Second, we should not assume that Bolton’s own ambitions are sated. In an earlier age, a wealthy 71-year-old former National Security Advisor at the “twilight of his career” could presumably “do the right thing” without fear of any consequences. In 2019, however, Bolton is notably younger than three leading candidates for the presidency (Trump, Bernie Sanders, and Joe Biden) and barely older than a fourth (Elizabeth Warren). Bolton may well see himself as a future GOP candidate who could rescue Trump’s assertive American nationalism from its corrupt and incompetent manifestation in the current administration. In the near future, having a little distance between himself and Trump could be quite helpful. He might even wish to see Trump’s downfall sooner rather than later. But delivering the coup de grâce directly to Trump in public testimony? That would look like an unforgivable stab in the back to Trump’s formidable bloc of voters.

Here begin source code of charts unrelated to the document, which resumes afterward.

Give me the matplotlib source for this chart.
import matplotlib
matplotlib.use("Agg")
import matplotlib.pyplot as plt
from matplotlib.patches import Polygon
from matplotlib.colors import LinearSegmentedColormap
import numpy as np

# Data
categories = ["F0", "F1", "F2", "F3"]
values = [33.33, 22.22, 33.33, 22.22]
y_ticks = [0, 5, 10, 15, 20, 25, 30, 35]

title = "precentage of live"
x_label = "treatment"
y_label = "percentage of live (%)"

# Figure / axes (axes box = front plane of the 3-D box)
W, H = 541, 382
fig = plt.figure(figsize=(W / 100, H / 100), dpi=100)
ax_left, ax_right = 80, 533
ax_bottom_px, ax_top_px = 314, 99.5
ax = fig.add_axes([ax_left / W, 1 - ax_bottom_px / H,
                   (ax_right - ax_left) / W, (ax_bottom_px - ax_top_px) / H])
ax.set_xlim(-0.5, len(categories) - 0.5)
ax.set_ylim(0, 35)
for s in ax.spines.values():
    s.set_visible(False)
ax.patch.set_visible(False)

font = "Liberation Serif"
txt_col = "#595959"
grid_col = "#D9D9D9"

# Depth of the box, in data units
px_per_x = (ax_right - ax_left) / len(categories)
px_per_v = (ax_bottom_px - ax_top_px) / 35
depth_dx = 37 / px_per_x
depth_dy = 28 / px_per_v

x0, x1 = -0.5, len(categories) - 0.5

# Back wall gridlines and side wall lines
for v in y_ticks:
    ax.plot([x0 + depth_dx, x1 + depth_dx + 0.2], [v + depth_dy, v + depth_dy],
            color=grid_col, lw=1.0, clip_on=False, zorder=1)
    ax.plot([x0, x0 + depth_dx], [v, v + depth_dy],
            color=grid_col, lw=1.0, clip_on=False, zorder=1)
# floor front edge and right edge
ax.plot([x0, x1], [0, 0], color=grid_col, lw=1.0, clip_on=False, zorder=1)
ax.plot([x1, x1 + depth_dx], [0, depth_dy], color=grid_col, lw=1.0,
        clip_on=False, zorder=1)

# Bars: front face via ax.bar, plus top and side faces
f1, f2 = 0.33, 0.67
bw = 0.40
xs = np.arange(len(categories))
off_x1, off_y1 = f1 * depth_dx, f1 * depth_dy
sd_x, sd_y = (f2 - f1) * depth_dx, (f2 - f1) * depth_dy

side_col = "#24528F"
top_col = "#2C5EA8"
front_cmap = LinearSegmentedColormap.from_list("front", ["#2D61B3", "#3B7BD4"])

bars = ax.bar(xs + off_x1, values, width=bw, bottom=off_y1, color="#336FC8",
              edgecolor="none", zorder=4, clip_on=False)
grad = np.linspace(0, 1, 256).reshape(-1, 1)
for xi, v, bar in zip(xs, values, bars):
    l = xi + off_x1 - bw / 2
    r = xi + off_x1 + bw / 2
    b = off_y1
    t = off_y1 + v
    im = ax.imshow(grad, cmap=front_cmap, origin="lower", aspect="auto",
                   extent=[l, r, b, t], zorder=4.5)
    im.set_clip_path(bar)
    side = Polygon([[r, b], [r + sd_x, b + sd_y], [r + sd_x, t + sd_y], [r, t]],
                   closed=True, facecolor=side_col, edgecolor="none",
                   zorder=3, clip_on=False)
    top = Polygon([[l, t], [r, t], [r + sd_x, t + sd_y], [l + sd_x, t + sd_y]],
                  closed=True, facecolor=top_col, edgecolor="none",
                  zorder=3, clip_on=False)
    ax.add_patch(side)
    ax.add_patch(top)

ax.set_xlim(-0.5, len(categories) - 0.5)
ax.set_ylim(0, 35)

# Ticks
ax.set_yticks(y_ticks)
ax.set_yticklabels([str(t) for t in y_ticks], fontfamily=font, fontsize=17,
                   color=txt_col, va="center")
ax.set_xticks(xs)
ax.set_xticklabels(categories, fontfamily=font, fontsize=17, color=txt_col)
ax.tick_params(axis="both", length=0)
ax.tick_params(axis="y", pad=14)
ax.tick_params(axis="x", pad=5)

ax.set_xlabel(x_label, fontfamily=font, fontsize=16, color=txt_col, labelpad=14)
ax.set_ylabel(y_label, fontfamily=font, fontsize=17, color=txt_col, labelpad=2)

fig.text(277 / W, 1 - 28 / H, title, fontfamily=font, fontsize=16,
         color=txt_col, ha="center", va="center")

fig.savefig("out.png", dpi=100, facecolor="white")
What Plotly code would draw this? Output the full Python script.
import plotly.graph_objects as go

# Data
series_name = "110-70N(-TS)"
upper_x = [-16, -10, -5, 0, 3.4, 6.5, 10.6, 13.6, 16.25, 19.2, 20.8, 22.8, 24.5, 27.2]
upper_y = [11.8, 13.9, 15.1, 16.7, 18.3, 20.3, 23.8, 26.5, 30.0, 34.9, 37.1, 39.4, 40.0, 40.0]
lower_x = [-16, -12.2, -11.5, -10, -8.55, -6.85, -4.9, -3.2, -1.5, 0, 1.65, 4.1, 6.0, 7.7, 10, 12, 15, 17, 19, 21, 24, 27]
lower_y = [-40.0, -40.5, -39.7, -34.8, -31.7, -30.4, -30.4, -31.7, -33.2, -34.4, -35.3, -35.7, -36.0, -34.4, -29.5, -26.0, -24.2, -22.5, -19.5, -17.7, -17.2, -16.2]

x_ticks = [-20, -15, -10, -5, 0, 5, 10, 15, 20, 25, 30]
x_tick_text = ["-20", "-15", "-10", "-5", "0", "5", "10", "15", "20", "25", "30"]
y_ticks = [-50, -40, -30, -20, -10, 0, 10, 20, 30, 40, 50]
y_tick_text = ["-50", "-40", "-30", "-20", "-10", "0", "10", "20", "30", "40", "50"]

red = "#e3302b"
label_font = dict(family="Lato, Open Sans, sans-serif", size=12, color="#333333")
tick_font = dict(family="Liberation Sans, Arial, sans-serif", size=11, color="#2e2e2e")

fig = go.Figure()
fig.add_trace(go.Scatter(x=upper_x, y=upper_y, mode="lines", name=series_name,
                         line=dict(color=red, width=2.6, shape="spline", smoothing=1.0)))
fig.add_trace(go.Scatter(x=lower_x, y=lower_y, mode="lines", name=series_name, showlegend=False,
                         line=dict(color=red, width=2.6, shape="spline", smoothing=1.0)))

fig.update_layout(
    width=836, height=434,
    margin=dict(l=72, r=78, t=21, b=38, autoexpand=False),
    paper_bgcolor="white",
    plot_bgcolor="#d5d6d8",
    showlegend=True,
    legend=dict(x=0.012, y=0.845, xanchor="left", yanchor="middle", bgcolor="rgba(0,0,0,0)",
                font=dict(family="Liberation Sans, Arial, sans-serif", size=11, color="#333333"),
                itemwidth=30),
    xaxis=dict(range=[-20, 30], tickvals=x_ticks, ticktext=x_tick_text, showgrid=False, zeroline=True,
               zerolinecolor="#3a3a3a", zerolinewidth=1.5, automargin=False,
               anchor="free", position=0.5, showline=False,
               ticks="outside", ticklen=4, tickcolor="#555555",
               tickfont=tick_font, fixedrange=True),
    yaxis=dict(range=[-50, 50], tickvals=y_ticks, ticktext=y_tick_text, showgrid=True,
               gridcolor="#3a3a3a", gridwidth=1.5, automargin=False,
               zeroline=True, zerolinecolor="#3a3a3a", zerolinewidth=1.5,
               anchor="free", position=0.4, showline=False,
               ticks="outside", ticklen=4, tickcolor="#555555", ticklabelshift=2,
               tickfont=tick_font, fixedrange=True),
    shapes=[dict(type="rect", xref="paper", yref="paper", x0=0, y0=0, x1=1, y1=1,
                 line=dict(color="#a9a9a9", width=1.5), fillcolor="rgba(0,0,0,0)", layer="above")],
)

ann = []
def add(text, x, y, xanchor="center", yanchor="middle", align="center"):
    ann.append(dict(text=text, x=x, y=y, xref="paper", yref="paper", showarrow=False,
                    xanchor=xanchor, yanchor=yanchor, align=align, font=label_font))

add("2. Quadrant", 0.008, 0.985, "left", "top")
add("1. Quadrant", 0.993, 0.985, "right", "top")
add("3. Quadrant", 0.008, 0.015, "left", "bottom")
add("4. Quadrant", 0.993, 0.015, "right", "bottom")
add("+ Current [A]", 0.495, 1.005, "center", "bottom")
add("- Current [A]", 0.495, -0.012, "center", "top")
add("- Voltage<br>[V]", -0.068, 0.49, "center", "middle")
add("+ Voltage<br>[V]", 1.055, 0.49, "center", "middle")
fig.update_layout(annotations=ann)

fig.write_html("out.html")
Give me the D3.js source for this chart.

Third, even if Bolton’s future ambitions are less grandiose, he needs to remain in good standing with the conservative establishment if he is to hope for another government appointment. And if the currency of a GOP elder statesman’s realm is a feathered nest at a think tank, lucrative speeches, and Fox News hits, then Bolton stands to make serious mint as long as he lives. All of this could be gone if he crosses Trump too hard. Even if Bolton could become a world-historical figure by bringing down Trump, he may prefer the lesser, but more comfortable, fame of having tried but failed to guide a wayward President to the light.
Party loyalty and personal stakes both suggest that Bolton will continue to resist testifying in the impeachment inquiry. And if his testimony is compelled by public or legal pressure, he will jab at Trump on policy, but pull his punches on the real issues—corruption and abuse of power. Yet perhaps, even after all these years, we do not really know John Bolton. There is still a role in this story for a fearless patriot who puts country above party and personal ambition, if only someone can be persuaded to take it.